That’s not to say the player’s death didn’t touch the JSU football program.
The Gamecocks recruited Phillips in high school and were close to signing him until Auburn swooped in at what Crowe called “the 12th hour.” In April, with his playing time limited on the Plains, the player told The Star he planned to transfer to JSU.
“He had said he was going to enroll in July, but he had not even made application,” Crowe said. “It was happening rather slowly, in my opinion. I was beginning to wonder how sincere his interest was ... but he was committed."
Crowe said there were no academic hurdles related to Phillips’ transferring to JSU.
“I think Ladarious was at a crossroad,” he said. “I talked with him three or four times about what he wanted to do. He had stayed credible as a student, he had some goals and I think he wanted to make a change and just didn’t have time to completely get where he was going.
“He wanted to be here. He wanted to play. That was the one thing – when I said what position do you want to play, he said he just wanted to get on the field. I think he was a young man who missed being on the field and having a chance to play.”
Auburn police today identified Phillips among those killed in the shooting incident. Also killed were Edward Christian, 20, an Auburn University student and former football player, and 20-year-old Demario Pitts.
John Robertson, 20, was injured in the shooting, police said, as was 20-year-old Auburn lineman Eric Mack, and Xavier Moss, 19.
Police and U.S. Marshals are searching for Desmonte Leonard, 22, of Montgomery, who has been charged with three counts of capital murder in connection to the shooting incident, Auburn police Chief Tommy Dawson said.
Crowe said he was informed of the shooting incident by two assistant coaches early Sunday morning. He called the death of any young person “the ultimate tragedy.”
“I don’t think there’s anything worse,” he said.

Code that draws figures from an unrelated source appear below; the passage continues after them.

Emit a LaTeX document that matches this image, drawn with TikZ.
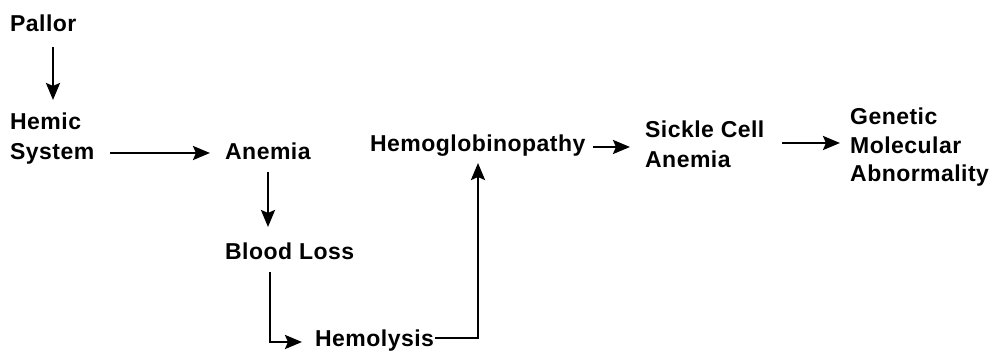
\documentclass[tikz,border=0pt]{standalone}
\usepackage{fontspec}
\setmainfont{Liberation Sans}[LetterSpace=2]
\usetikzlibrary{arrows.meta}
\tikzset{
  lbl/.style={anchor=base west, inner sep=0pt, align=left, font=\bfseries\fontsize{23}{30}\selectfont},
  arr/.style={line width=2.6pt, -{Stealth[length=17pt,width=14pt,inset=3pt]}}
}
\begin{document}
\begin{tikzpicture}[x=1pt,y=-1pt]
\useasboundingbox (0,0) rectangle (1002,352);
\node[lbl] (pallor) at (10,32) {Pallor};
\node[lbl] (hemic) at (10,160) {Hemic\\System};
\node[lbl] (anemia) at (225,160) {Anemia};
\node[lbl] (blood) at (225,260) {Blood Loss};
\node[lbl] (hemolysis) at (315,347) {Hemolysis};
\node[lbl] (hemo) at (370,152) {Hemoglobinopathy};
\node[lbl] (sickle) at (645,168) {Sickle Cell\\Anemia};
\node[lbl, font=\bfseries\fontsize{23}{28.5}\selectfont] (genetic) at (850,182) {Genetic\\Molecular\\Abnormality};
% connectors
\draw[arr] ([xshift=43pt,yshift=-15pt]pallor.base west) -- ([xshift=43pt,yshift=60pt]hemic.base west);
\draw[arr] ([xshift=100pt,yshift=7pt]hemic.base west) -- ([xshift=-15pt,yshift=7pt]anemia.base west);
\draw[arr] ([xshift=43pt,yshift=-12pt]anemia.base west) -- ([xshift=43pt,yshift=33pt]blood.base west);
\draw[arr] ([xshift=45pt,yshift=-12pt]blood.base west) |- ([xshift=-13pt,yshift=5pt]hemolysis.base west);
\draw[arr] ([xshift=120pt,yshift=9pt]hemolysis.base west) -| ([xshift=108pt,yshift=-11pt]hemo.base west);
\draw[arr] ([xshift=223pt,yshift=5pt]hemo.base west) -- ([xshift=-15pt,yshift=21pt]sickle.base west);
\draw[arr] ([xshift=137pt,yshift=25pt]sickle.base west) -- ([xshift=-10pt,yshift=39pt]genetic.base west);
\end{tikzpicture}
\end{document}
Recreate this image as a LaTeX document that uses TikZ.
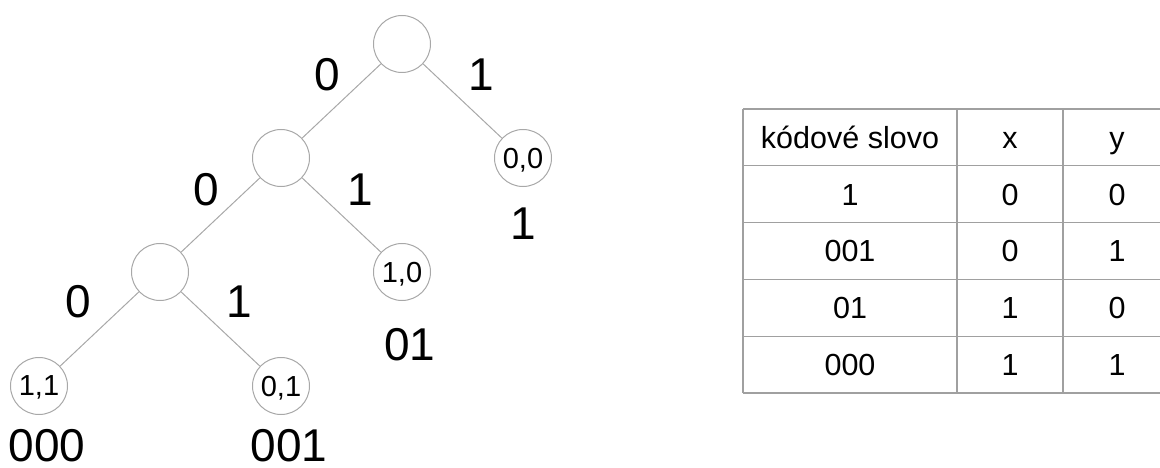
\documentclass[tikz,border=0pt]{standalone}
\usepackage{fontspec}
\setmainfont{Liberation Sans}
\definecolor{treegray}{HTML}{A8A8A8}
\definecolor{tablegray}{HTML}{A0A0A0}
\begin{document}
\begin{tikzpicture}[x=1pt,y=-1pt,
  tn/.style={circle,draw=treegray,line width=1pt,minimum size=57pt,inner sep=0pt,
    font=\fontsize{29}{33}\selectfont,text depth=0pt},
  big/.style={inner sep=0pt,font=\fontsize{46}{55}\selectfont},
  cell/.style={inner sep=0pt,anchor=base,font=\fontsize{30.5}{36}\selectfont},
  edge/.style={draw=treegray,line width=1pt},
  grid/.style={draw=tablegray,line width=1.2pt}]
\useasboundingbox (0,0) rectangle (1160,468);

% tree nodes
\node[tn] (root) at (402,44) {};
\node[tn] (a) at (281,158) {};
\node[tn] (b) at (523,158) {0,0};
\node[tn] (c) at (160,272) {};
\node[tn] (d) at (402,272) {1,0};
\node[tn] (e) at (39,386) {1,1};
\node[tn] (f) at (281,386) {0,1};

% edges
\draw[edge] (root) -- (a);
\draw[edge] (root) -- (b);
\draw[edge] (a) -- (c);
\draw[edge] (a) -- (d);
\draw[edge] (c) -- (e);
\draw[edge] (c) -- (f);

% edge labels
\node[big] (l0a) at (327,75) {0};
\node[big] (l1a) at (481,75) {1};
\node[big] (l0b) at (206,190) {0};
\node[big] (l1b) at (360,190) {1};
\node[big] (l0c) at (78,302) {0};
\node[big] (l1c) at (239,302) {1};

% code words
\node[big] (cb) at (523,223.5) {1};
\node[big] (cd) at (410,345) {01};
\node[big] (ce) at (47,446) {000};
\node[big] (cf) at (289,446) {001};

% table grid
\foreach \i/\y in {0/109,1/165.8,2/222.6,3/279.4,4/336.2,5/393}{
  \coordinate (tl\i) at (743,\y);
  \coordinate (tr\i) at (1160,\y);
  \draw[grid] (tl\i) -- (tr\i);
}
\foreach \n/\x in {v0/743,v1/957,v2/1063}{
  \coordinate (\n top) at (\x,109);
  \coordinate (\n bot) at (\x,393);
  \draw[grid] (\n top) -- (\n bot);
}

% table text
\node[cell] (h1) at (850,148.3) {kódové slovo};
\node[cell] (h2) at (1010,148.3) {x};
\node[cell] (h3) at (1117,148.3) {y};

\node[cell] (r1a) at (850,205.1) {1};
\node[cell] (r1b) at (1010,205.1) {0};
\node[cell] (r1c) at (1117,205.1) {0};

\node[cell] (r2a) at (850,261.9) {001};
\node[cell] (r2b) at (1010,261.9) {0};
\node[cell] (r2c) at (1117,261.9) {1};

\node[cell] (r3a) at (850,318.7) {01};
\node[cell] (r3b) at (1010,318.7) {1};
\node[cell] (r3c) at (1117,318.7) {0};

\node[cell] (r4a) at (850,375.5) {000};
\node[cell] (r4b) at (1010,375.5) {1};
\node[cell] (r4c) at (1117,375.5) {1};
\end{tikzpicture}
\end{document}
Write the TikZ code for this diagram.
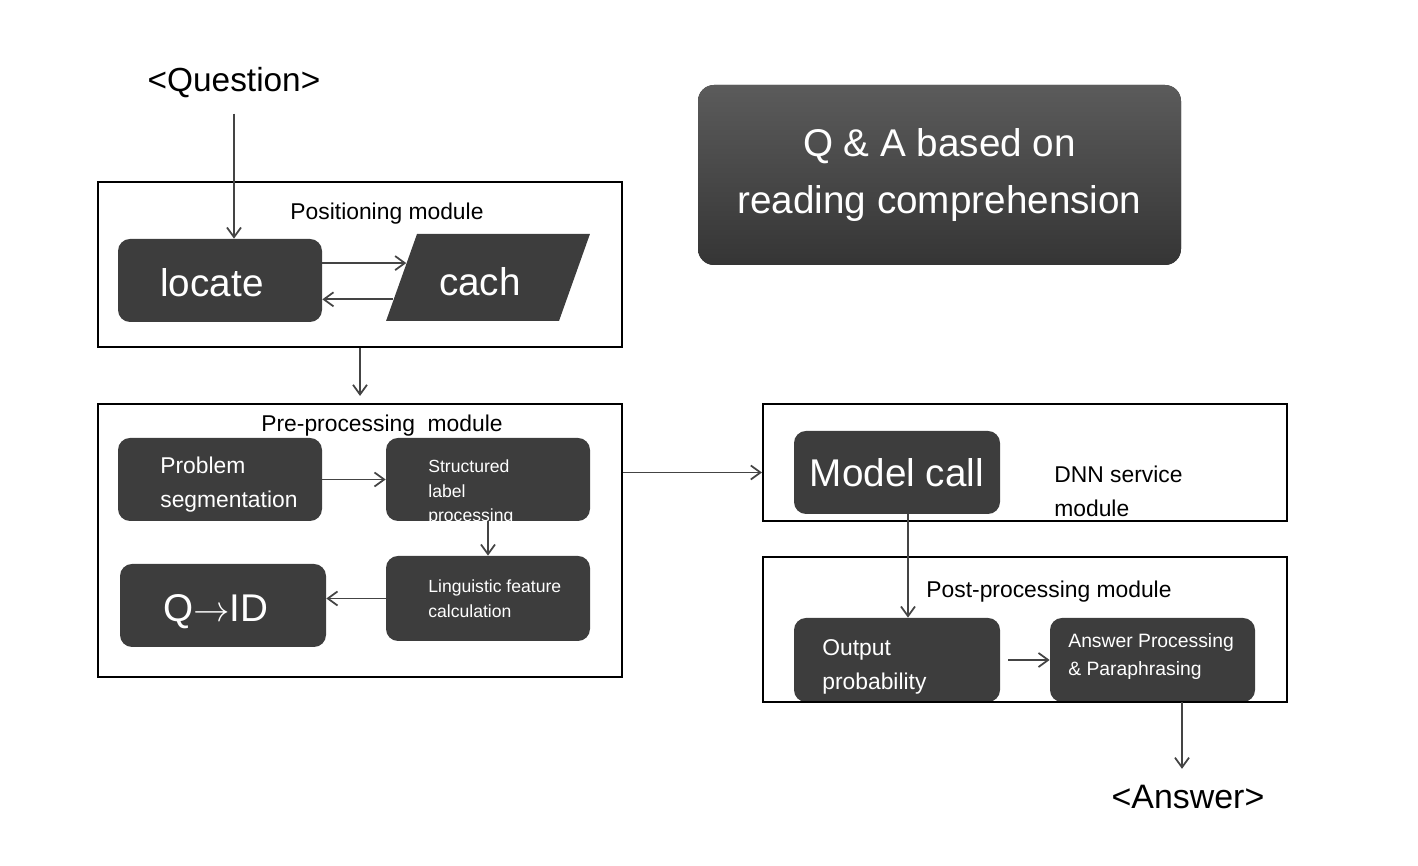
\documentclass[tikz,border=0pt]{standalone}
\usepackage{fontspec}
\setmainfont{Liberation Sans}
\usetikzlibrary{arrows.meta,shapes.geometric}
\definecolor{boxgray}{HTML}{3D3D3D}
\definecolor{arrgray}{HTML}{444444}
\definecolor{titletop}{HTML}{5B5B5B}
\definecolor{titlebot}{HTML}{353535}

\begin{document}
\begin{tikzpicture}[
    frame/.style={draw=black,line width=1.2pt,minimum width=10.48cm},
    dbox/.style={fill=boxgray,rounded corners=0.24cm,minimum width=4.08cm,minimum height=1.66cm},
    arr/.style={-{Straight Barb[length=5.5pt,width=8pt]},draw=arrgray,line width=1pt},
    bigtxt/.style={text=white,font=\fontsize{22}{26}\selectfont,inner sep=0pt},
    midtxt/.style={font=\fontsize{13}{19.3}\selectfont,align=left,inner sep=0pt},
    smalltxt/.style={text=white,font=\fontsize{10}{14.2}\selectfont,align=left,inner sep=0pt}
  ]
  \useasboundingbox (0,0) rectangle (28.36,17.32);

  \node[font=\fontsize{19}{22}\selectfont,inner sep=0pt] (q) at (4.68,15.66) {<Question>};
  \node[font=\fontsize{19.3}{22}\selectfont,inner sep=0pt] (aout) at (23.76,1.38) {<Answer>};

  \node[fill=boxgray,top color=titletop,bottom color=titlebot,rounded corners=0.32cm,
        minimum width=9.66cm,minimum height=3.60cm,text=white,align=center,
        font=\fontsize{22}{32.4}\selectfont] (title) at (18.79,13.82)
        {Q \& A based on\\reading comprehension};

  % positioning
  \node[dbox] (loc) at (4.40,11.71) {};
  \node[bigtxt,anchor=west] (loc-t) at (3.20,11.66) {locate};
  \node[trapezium,trapezium left angle=77.7,trapezium right angle=102.3,trapezium stretches=true,
        fill=boxgray,minimum width=4.08cm,minimum height=1.74cm] (cach) at (9.76,11.77) {};
  \node[bigtxt] (cach-t) at (9.60,11.68) {cach};
  \node[midtxt] (poslbl) at (7.74,13.04) {Positioning module};
  \node[frame,minimum height=3.30cm] (posfr) at (7.20,12.03) {};

  % pre-processing
  \node[dbox] (prob) at (4.40,7.73) {};
  \node[midtxt,text=white,anchor=west] (prob-t) at (3.20,7.62) {Problem\\segmentation};
  \node[dbox] (struct) at (9.76,7.73) {};
  \node[smalltxt,anchor=west] (struct-t) at (8.56,7.47) {Structured\\label\\processing};
  \node[dbox,minimum height=1.70cm] (ling) at (9.76,5.35) {};
  \node[smalltxt,anchor=west] (ling-t) at (8.56,5.35) {Linguistic feature\\calculation};
  \node[dbox,minimum width=4.12cm] (qid) at (4.46,5.21) {};
  \node[bigtxt,anchor=west] (qid-t) at (3.26,5.08) {Q$\rightarrow$ID};
  \node[midtxt] (prelbl) at (7.64,8.80) {Pre-processing\ \ module};
  \node[frame,minimum height=5.46cm] (prefr) at (7.20,6.51) {};

  % DNN service
  \node[dbox,minimum width=4.12cm,bigtxt] (mc) at (17.94,7.87) {Model call};
  \node[midtxt,anchor=west] (dnnlbl) at (21.08,7.49) {DNN service\\module};
  \node[frame,minimum height=2.34cm] (dnnfr) at (20.50,8.07) {};

  % post-processing
  \node[dbox,minimum width=4.12cm,minimum height=1.68cm] (op) at (17.94,4.12) {};
  \node[midtxt,text=white,anchor=west] (op-t) at (16.44,3.98) {Output\\probability};
  \node[dbox,minimum width=4.10cm,minimum height=1.68cm] (ans) at (23.05,4.12) {};
  \node[text=white,font=\fontsize{11}{16}\selectfont,align=left,inner sep=0pt,anchor=west] (ans-t)
        at (21.36,4.19) {Answer Processing\\\& Paraphrasing};
  \node[midtxt] (postlbl) at (20.98,5.48) {Post-processing module};
  \node[frame,minimum height=2.90cm] (postfr) at (20.50,4.73) {};

  \draw[arr,shorten <=0.3cm] (q.south) -- (q.south |- loc.north);
  \draw[arr] (cach.170 -| loc.east) -- (cach.170);
  \draw[arr] (cach.193) -- (cach.193 -| loc.east);
  \draw[arr,shorten >=0.14cm] (posfr.south) -- (prefr.north);
  \draw[arr] (prob.east) -- (struct.west);
  \draw[arr] (struct.south) -- (ling.north);
  \draw[arr] (ling.west) -- (ling.west -| qid.east);
  \draw[arr] (prefr.east |- mc) -- (dnnfr.west |- mc);
  \draw[arr] ([xshift=0.22cm]mc.south) -- ([xshift=0.22cm]op.north);
  \draw[arr,shorten <=0.16cm] (op.east) -- (ans.west);
  \draw[arr,shorten >=0.32cm] ([xshift=0.59cm]ans.south) -- ([xshift=0.59cm]ans.south |- aout.north);
\end{tikzpicture}
\end{document}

It wasn’t the first time the JSU football program has been touched by a deadly shooting. In October 2006, one season removed from his days in the Gamecocks secondary, Darren Williams was shot and killed by a masked gunman in Atlanta
“This is always a risk in our society,” Crowe said. “Guns are prevalent and guns are prevalent on campuses, unfortunately, and whatever substance was involved, which there usually is, the combination of the two can cause tragedy. It can happen anywhere. It’s not a football thing. It’s not an Auburn thing. It’s some of our social dynamics: Too many people with guns.”
Crowe said the JSU football players attend “Habitudes” meetings every Wednesday to discuss behavior and attitude issues, conducted by FCA liaison Jamie Strange. The coach expects the incident in Auburn will be heavy in the conversation this week.
“We always try to bring current events into teaching situations,” Crowe said. “I promise you Jamie will be talking about this at the beginning of this hour.
“If there’s a lesson here, your attitude and habits start with who you’re with and where you’re at. It’s what you become. You are what you do. Your attitude and habits define you. … I don’t think there’s anything in this that discredits (Phillips), if being at the wrong place at the wrong time discredits anybody. It’s just sad.”